>>>

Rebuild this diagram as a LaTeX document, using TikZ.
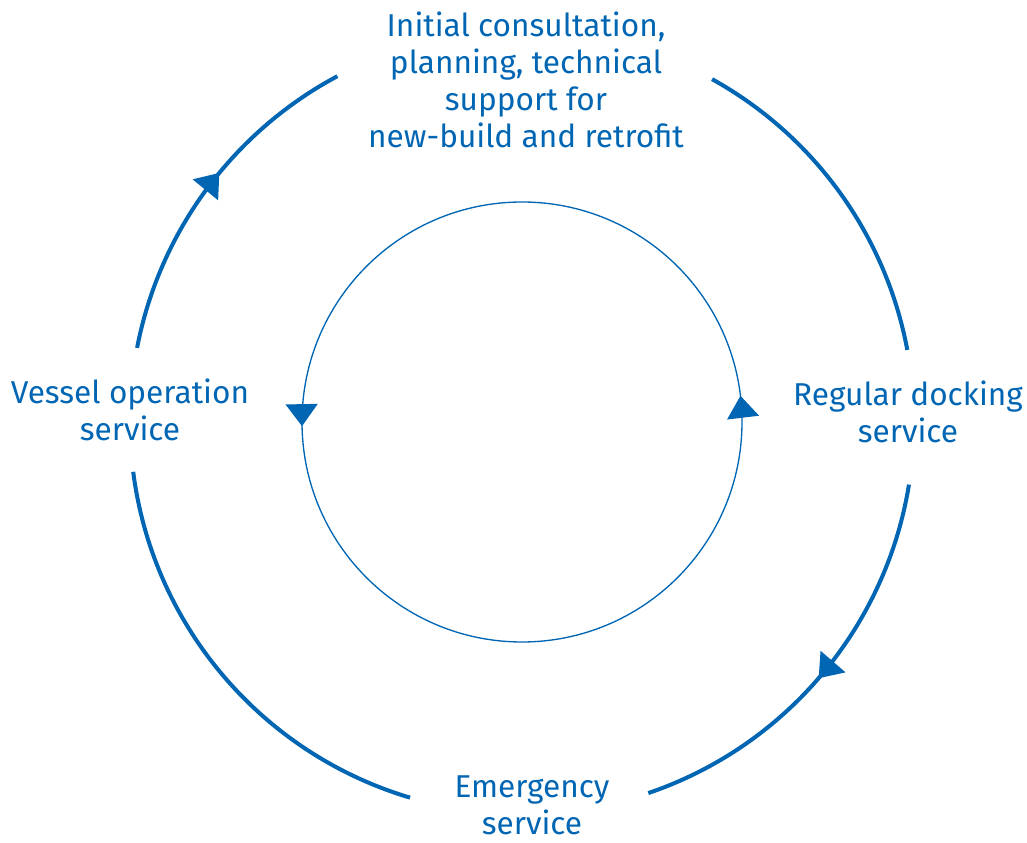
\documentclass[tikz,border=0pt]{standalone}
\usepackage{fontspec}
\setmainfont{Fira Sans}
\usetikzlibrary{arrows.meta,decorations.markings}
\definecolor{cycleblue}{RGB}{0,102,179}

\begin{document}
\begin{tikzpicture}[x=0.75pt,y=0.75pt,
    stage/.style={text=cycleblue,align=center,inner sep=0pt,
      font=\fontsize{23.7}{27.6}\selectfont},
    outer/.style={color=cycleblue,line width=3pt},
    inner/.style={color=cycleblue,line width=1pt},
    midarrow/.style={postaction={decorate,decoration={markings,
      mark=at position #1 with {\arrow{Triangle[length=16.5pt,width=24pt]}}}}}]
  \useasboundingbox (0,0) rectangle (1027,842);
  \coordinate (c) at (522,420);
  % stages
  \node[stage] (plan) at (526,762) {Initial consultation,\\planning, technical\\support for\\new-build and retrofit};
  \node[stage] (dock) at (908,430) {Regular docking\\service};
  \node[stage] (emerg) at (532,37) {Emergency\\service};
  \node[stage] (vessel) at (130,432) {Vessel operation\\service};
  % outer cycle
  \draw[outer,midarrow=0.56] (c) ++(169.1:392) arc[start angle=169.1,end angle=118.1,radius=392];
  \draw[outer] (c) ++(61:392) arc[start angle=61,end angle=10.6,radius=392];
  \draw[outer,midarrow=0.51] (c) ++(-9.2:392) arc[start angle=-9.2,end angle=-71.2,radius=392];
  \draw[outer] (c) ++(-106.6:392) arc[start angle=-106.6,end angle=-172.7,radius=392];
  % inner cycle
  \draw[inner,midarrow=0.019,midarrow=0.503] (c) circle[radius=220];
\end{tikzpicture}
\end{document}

<<<

> What you have to do:
Transcribe all of the material exactly, leaving out whatever pictures it contains.

> Output of the exercise:
Rebuild this diagram as a LaTeX document, using TikZ.
\documentclass[tikz,border=0pt]{standalone}
\usepackage{fontspec}
\setmainfont{Fira Sans}
\usetikzlibrary{arrows.meta,decorations.markings}
\definecolor{cycleblue}{RGB}{0,102,179}

\begin{document}
\begin{tikzpicture}[x=0.75pt,y=0.75pt,
    stage/.style={text=cycleblue,align=center,inner sep=0pt,
      font=\fontsize{23.7}{27.6}\selectfont},
    outer/.style={color=cycleblue,line width=3pt},
    inner/.style={color=cycleblue,line width=1pt},
    midarrow/.style={postaction={decorate,decoration={markings,
      mark=at position #1 with {\arrow{Triangle[length=16.5pt,width=24pt]}}}}}]
  \useasboundingbox (0,0) rectangle (1027,842);
  \coordinate (c) at (522,420);
  % stages
  \node[stage] (plan) at (526,762) {Initial consultation,\\planning, technical\\support for\\new-build and retrofit};
  \node[stage] (dock) at (908,430) {Regular docking\\service};
  \node[stage] (emerg) at (532,37) {Emergency\\service};
  \node[stage] (vessel) at (130,432) {Vessel operation\\service};
  % outer cycle
  \draw[outer,midarrow=0.56] (c) ++(169.1:392) arc[start angle=169.1,end angle=118.1,radius=392];
  \draw[outer] (c) ++(61:392) arc[start angle=61,end angle=10.6,radius=392];
  \draw[outer,midarrow=0.51] (c) ++(-9.2:392) arc[start angle=-9.2,end angle=-71.2,radius=392];
  \draw[outer] (c) ++(-106.6:392) arc[start angle=-106.6,end angle=-172.7,radius=392];
  % inner cycle
  \draw[inner,midarrow=0.019,midarrow=0.503] (c) circle[radius=220];
\end{tikzpicture}
\end{document}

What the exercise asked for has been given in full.